Believed to be the birthplace of the legend of King Arthur, Tintagel Castle is a medieval fort with a mythology as evocative as its appearance. The castle was built in the 1230’s by the 1st Earl of Cornwall and straddles the mainland and the jagged peninsula, boasting spectacular sea views. Below the castle at low tide one can explore the small beach Tintagel Haven and Merlin’s Cave, a 300-ft long tunnel that passes through Tintagel Island below the castle.
Visitors to the striking medieval castle and church atop the small rocky tidal island of St Michael’s Mount get to enjoy a mini-adventure before arriving; the island is accessible on foot across the causeway at low tide so at other times you hop in a boat to make the crossing. Once there, soak up the castle’s ambience and rich history, and wander around the glorious gardens.

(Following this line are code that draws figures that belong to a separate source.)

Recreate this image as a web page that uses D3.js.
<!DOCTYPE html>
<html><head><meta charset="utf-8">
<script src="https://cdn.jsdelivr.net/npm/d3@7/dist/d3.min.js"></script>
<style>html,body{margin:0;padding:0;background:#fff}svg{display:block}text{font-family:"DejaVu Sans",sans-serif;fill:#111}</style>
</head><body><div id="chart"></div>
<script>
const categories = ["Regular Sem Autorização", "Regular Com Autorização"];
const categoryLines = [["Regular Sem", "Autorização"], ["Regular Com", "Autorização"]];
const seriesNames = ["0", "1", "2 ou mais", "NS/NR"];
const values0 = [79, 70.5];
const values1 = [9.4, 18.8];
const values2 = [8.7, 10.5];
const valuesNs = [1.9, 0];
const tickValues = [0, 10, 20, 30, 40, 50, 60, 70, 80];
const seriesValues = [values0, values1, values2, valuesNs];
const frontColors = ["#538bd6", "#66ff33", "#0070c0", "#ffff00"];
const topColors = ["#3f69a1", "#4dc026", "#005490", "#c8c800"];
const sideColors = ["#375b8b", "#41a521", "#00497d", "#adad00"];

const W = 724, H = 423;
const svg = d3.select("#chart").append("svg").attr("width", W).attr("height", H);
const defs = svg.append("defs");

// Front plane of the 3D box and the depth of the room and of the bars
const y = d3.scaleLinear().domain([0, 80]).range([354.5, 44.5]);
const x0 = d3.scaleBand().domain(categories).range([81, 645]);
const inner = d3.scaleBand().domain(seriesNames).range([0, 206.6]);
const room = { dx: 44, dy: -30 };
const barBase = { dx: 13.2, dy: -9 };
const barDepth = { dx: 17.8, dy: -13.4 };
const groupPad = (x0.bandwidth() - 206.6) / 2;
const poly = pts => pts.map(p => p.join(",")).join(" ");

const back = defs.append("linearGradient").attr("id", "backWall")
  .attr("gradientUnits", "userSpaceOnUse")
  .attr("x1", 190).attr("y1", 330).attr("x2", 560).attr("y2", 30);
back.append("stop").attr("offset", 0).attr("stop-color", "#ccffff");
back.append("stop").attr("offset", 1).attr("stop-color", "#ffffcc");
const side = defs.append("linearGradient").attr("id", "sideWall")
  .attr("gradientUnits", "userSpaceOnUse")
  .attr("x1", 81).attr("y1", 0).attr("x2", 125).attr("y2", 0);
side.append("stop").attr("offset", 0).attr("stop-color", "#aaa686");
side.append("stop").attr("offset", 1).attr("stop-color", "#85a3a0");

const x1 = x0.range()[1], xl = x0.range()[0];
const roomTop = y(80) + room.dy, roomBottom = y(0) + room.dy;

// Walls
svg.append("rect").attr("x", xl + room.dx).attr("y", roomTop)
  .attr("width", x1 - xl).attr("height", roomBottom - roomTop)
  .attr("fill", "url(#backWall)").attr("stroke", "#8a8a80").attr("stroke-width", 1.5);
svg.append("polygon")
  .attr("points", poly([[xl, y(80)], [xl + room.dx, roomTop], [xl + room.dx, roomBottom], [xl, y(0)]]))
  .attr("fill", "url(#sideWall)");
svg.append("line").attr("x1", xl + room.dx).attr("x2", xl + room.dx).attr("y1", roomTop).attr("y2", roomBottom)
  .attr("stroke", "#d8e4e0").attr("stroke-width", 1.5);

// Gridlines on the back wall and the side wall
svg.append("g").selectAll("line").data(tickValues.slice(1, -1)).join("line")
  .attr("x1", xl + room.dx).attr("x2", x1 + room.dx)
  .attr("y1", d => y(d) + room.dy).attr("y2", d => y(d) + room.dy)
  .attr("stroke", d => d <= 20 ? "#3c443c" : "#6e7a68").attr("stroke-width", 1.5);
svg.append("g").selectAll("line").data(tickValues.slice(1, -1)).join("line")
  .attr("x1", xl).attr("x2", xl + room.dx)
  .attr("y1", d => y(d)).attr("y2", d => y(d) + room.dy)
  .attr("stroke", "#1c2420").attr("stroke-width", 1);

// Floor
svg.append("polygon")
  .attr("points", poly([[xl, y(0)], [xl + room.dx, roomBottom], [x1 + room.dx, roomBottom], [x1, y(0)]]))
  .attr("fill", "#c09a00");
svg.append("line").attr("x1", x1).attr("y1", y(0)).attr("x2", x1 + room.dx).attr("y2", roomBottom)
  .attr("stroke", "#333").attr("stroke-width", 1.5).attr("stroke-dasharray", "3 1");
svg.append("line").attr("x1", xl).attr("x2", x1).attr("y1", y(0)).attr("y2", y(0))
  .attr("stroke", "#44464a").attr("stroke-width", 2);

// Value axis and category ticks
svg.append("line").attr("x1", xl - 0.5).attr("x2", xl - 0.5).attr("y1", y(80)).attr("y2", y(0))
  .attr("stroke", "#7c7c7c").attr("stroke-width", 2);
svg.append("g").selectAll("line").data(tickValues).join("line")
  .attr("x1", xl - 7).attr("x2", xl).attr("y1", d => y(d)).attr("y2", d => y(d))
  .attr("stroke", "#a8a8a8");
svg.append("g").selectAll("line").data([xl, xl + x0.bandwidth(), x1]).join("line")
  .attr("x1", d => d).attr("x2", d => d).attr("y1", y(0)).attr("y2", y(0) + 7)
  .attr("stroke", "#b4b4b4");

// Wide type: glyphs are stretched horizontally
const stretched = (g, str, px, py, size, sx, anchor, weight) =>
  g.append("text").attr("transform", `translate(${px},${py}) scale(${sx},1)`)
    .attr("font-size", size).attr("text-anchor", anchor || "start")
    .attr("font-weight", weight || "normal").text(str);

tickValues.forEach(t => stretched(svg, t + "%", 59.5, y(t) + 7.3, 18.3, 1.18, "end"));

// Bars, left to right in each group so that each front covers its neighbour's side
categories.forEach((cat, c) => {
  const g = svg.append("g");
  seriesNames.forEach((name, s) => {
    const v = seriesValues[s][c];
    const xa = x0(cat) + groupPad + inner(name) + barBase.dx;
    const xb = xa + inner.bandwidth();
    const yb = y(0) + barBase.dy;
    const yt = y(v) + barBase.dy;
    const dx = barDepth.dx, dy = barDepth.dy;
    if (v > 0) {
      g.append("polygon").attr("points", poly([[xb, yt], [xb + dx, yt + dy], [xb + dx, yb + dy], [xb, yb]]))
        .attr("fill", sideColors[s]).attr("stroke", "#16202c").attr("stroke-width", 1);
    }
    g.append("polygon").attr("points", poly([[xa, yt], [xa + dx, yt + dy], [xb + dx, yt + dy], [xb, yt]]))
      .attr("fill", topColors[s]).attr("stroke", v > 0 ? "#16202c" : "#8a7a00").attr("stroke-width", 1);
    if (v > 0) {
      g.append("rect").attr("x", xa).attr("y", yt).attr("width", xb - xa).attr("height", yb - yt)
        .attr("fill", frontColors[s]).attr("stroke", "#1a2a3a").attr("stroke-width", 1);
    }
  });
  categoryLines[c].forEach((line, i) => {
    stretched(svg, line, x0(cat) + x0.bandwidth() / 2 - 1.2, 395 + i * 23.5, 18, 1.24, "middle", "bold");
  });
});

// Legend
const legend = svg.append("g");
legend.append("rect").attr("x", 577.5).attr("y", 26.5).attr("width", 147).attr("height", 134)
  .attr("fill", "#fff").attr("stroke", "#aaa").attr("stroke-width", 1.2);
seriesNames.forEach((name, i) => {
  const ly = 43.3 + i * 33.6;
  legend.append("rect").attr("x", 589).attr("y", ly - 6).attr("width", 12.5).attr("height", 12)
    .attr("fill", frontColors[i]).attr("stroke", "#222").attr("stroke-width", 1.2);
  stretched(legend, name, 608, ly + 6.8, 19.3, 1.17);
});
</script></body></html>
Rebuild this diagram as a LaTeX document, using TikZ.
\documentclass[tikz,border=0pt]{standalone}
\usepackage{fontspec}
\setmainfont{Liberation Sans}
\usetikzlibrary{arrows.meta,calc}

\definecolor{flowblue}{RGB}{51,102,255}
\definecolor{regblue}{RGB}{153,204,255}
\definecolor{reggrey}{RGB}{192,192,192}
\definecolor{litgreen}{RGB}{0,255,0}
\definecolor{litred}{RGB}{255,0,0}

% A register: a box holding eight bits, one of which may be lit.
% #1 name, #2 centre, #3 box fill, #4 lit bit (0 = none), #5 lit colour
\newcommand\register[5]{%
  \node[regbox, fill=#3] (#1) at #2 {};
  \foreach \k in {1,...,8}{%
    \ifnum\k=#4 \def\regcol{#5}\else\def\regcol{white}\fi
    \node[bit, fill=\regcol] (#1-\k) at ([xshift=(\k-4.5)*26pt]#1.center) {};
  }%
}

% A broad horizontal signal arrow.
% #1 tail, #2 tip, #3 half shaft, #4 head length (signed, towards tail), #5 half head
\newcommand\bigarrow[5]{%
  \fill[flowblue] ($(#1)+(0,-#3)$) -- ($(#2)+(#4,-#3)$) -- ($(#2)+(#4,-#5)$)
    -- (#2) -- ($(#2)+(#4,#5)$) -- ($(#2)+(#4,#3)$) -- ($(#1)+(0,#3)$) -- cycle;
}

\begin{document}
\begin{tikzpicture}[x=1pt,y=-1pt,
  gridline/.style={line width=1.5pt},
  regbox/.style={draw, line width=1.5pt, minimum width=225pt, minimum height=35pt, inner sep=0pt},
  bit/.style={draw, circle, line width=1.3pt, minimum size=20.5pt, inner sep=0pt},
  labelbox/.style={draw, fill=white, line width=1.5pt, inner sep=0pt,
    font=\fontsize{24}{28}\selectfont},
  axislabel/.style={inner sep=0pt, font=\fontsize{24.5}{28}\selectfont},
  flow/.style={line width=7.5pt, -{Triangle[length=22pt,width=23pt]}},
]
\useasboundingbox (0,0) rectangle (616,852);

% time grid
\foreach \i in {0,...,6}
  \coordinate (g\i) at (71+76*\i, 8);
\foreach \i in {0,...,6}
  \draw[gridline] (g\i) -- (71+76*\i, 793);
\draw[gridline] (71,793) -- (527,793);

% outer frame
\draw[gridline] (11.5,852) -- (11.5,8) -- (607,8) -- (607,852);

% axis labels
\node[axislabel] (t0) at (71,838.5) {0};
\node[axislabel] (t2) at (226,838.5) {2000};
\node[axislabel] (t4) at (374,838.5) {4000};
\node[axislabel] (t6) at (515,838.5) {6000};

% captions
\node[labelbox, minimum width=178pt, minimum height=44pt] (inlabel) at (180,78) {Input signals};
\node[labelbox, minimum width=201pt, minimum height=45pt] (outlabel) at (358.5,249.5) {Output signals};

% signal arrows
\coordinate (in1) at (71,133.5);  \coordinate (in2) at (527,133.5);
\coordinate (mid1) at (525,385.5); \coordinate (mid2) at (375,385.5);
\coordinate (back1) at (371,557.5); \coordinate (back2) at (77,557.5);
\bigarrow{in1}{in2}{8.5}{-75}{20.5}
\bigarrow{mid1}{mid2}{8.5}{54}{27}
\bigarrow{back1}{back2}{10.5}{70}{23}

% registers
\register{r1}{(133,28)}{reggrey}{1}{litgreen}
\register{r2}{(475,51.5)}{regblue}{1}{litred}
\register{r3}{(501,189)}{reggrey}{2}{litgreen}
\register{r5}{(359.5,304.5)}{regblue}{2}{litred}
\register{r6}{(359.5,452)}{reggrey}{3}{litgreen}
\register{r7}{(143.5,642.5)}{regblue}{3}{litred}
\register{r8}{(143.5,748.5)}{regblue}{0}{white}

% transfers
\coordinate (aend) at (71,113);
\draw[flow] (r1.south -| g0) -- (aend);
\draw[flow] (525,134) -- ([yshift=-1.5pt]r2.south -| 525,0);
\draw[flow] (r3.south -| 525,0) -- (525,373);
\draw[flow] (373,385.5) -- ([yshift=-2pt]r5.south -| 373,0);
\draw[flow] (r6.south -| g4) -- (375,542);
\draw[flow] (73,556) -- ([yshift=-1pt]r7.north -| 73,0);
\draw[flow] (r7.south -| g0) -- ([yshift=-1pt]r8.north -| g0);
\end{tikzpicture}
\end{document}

Open all year round, these gorgeous sub-tropical valley gardens have something for every season. In spring the 100-year-old rhododendrons, magnolias and camellias are a riot of colour. The giant gunnera is best in the summer and during autumn it’s time for the blue and white Hydrangea Valley to take centre stage. Winter is all about the beautiful trees. The gardens make a great family day out as there are special children’s trails and an adventure playground, plus access to a private, secluded beach on the Helford River with views out to the sea.
Fans of woodland walks will really enjoy St Nectan’s Glen, which many visitors consider to be beautiful, tranquil and mystical too. At the main waterfall, St Nectan’s Kieve, the river Trevillet has carved its way through the slate and punched a hole so that the water gushes down 60ft into the kieve (basin). There are also two other waterfalls to enjoy, as well as the woodland walk alongside the river.

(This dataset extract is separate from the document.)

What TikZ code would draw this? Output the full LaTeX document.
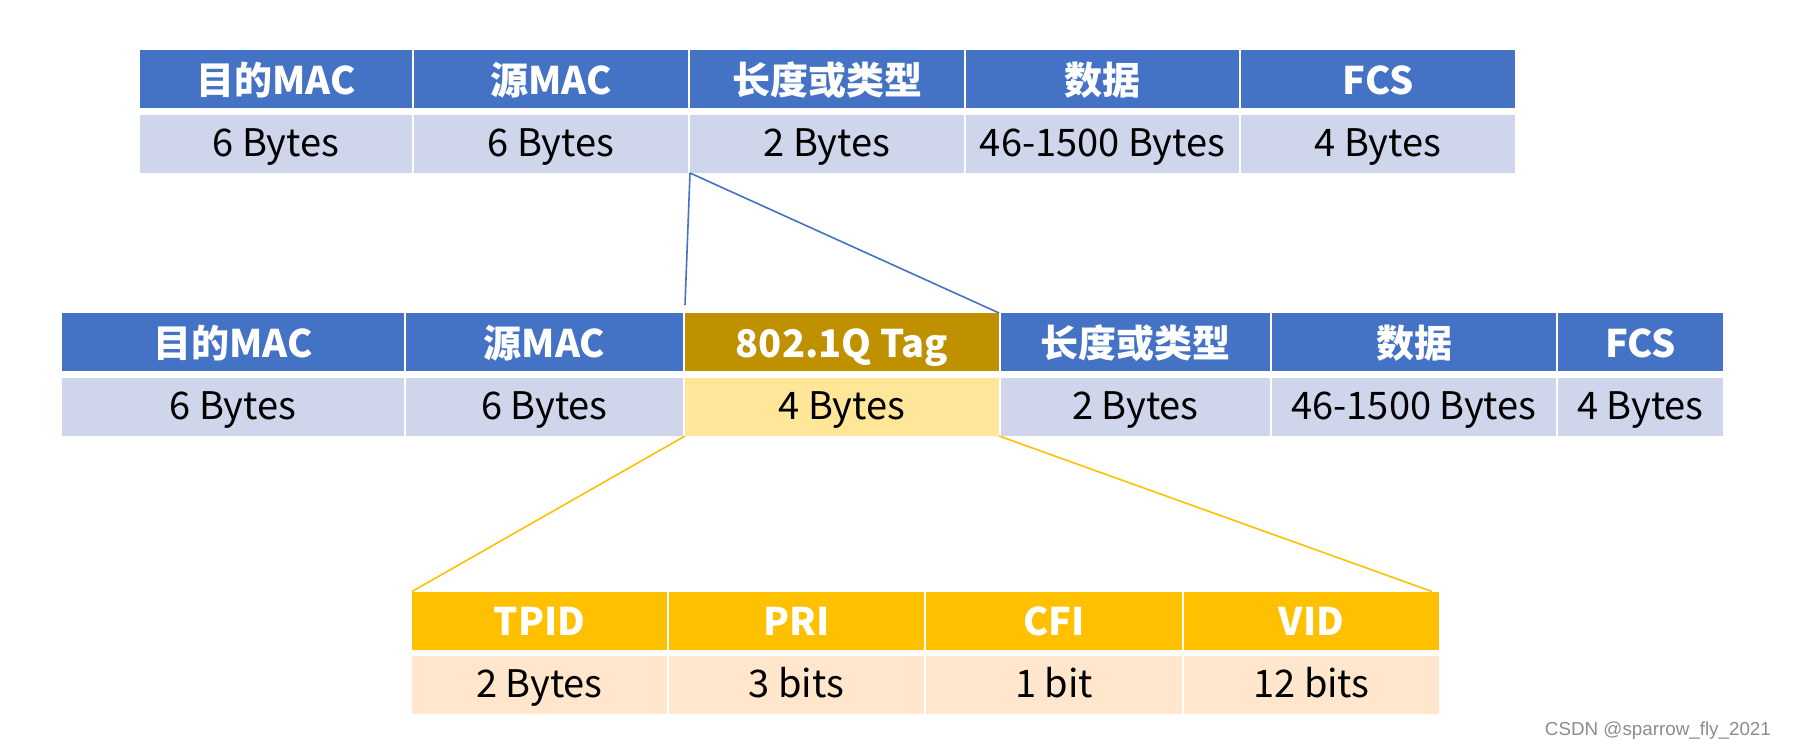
\documentclass[tikz,border=0pt]{standalone}
\usepackage{fontspec}
\setmainfont{Noto Sans CJK SC}
\newfontfamily\markfont{Liberation Sans}
\usetikzlibrary{positioning}
\definecolor{headblue}{HTML}{4472C4}
\definecolor{rowblue}{HTML}{CFD5EA}
\definecolor{headgold}{HTML}{BF9000}
\definecolor{rowgold}{HTML}{FFE699}
\definecolor{headyellow}{HTML}{FFC000}
\definecolor{rowpeach}{HTML}{FFE6CC}

\begin{document}
\begin{tikzpicture}[
      x=0.5pt,
      y=-0.5pt,
      cell/.style = {
        inner sep=0pt,
        outer sep=0pt,
        minimum height=29pt,
        text height=12.5pt,
        text depth=0pt,
        font=\fontsize{19}{22}\selectfont
      },
      head/.style = {
        cell,
        text=white,
        text height=15pt,
        font=\fontsize{19}{22}\selectfont\bfseries
      },
      bluelink/.style = {
        draw=headblue,
        line width=0.8pt
      },
      goldlink/.style = {
        draw=headyellow,
        line width=0.8pt
      }
    ]
    \useasboundingbox (0,0) rectangle (1794,755);

    \foreach \n/\xa/\xb/\hd/\bd in {
        1/139/413/目的MAC/6 Bytes,
        2/413/689/源MAC/6 Bytes,
        3/689/965/长度或类型/2 Bytes,
        4/965/1240/数据/46-1500 Bytes,
        5/1240/1516/FCS/4 Bytes} {
      \node[head, fill=headblue, minimum width={(\xb-\xa-2)*0.5pt}] (ah\n) at ({(\xa+\xb)/2},79) {\hd};
      \node[cell, fill=rowblue, minimum width={(\xb-\xa-2)*0.5pt}] (ar\n) at ({(\xa+\xb)/2},144) {\bd};
    }

    \foreach \n/\xa/\xb/\hc/\rc/\hd/\bd in {
        1/61/405/headblue/rowblue/目的MAC/6 Bytes,
        2/405/684/headblue/rowblue/源MAC/6 Bytes,
        3/684/1000/headgold/rowgold/802.1Q Tag/4 Bytes,
        4/1000/1271/headblue/rowblue/长度或类型/2 Bytes,
        5/1271/1557/headblue/rowblue/数据/46-1500 Bytes,
        6/1557/1724/headblue/rowblue/FCS/4 Bytes} {
      \node[head, fill=\hc, minimum width={(\xb-\xa-2)*0.5pt}] (bh\n) at ({(\xa+\xb)/2},342) {\hd};
      \node[cell, fill=\rc, minimum width={(\xb-\xa-2)*0.5pt}] (br\n) at ({(\xa+\xb)/2},407) {\bd};
    }

    \foreach \n/\xa/\xb/\hd/\bd in {
        1/411/668/TPID/2 Bytes,
        2/668/925/PRI/3 bits,
        3/925/1183/CFI/1 bit,
        4/1183/1440/VID/12 bits} {
      \node[head, fill=headyellow, minimum width={(\xb-\xa-2)*0.5pt}] (ch\n) at ({(\xa+\xb)/2},620.5) {\hd};
      \node[cell, fill=rowpeach, minimum width={(\xb-\xa-2)*0.5pt}] (cr\n) at ({(\xa+\xb)/2},684.5) {\bd};
    }

    \draw[bluelink] (ar3.south west) -- ([yshift=4pt]bh3.north west);
    \draw[bluelink] (ar3.south west) -- (bh3.north east);

    \draw[goldlink] (br3.south west) -- (ch1.north west);
    \draw[goldlink] (br3.south east) -- ([xshift=-3.5pt]ch4.north east);

    \node[anchor=east, text=black!45, font=\markfont\fontsize{9.4}{10}\selectfont] (mark) at (1778,731) {CSDN @sparrow\_fly\_2021};
  \end{tikzpicture}
\end{document}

The vast expanse of Bodmin Moor offers a wildly different experience to most of Cornwall’s coastal hotspots. It’s an ancient moor sprawling across 80 square miles, dotted with craggy granite tors that reach into the sky, including the highest point in Cornwall, ‘Brown Willy’. With so much history and folklore, Bodmin has long been a muse for numerous artists and writers, who source inspiration from its dramatic vistas.
Widely regarded as Cornwall’s best beach, Perranporth is three miles long with ample space for the surfers and sun-worshippers who enjoy the soft clean sand and the lapping waves. There’s something here for everyone, with rock pools to explore and cliffs to climb, as well as a pub right on the beach for a sundowner.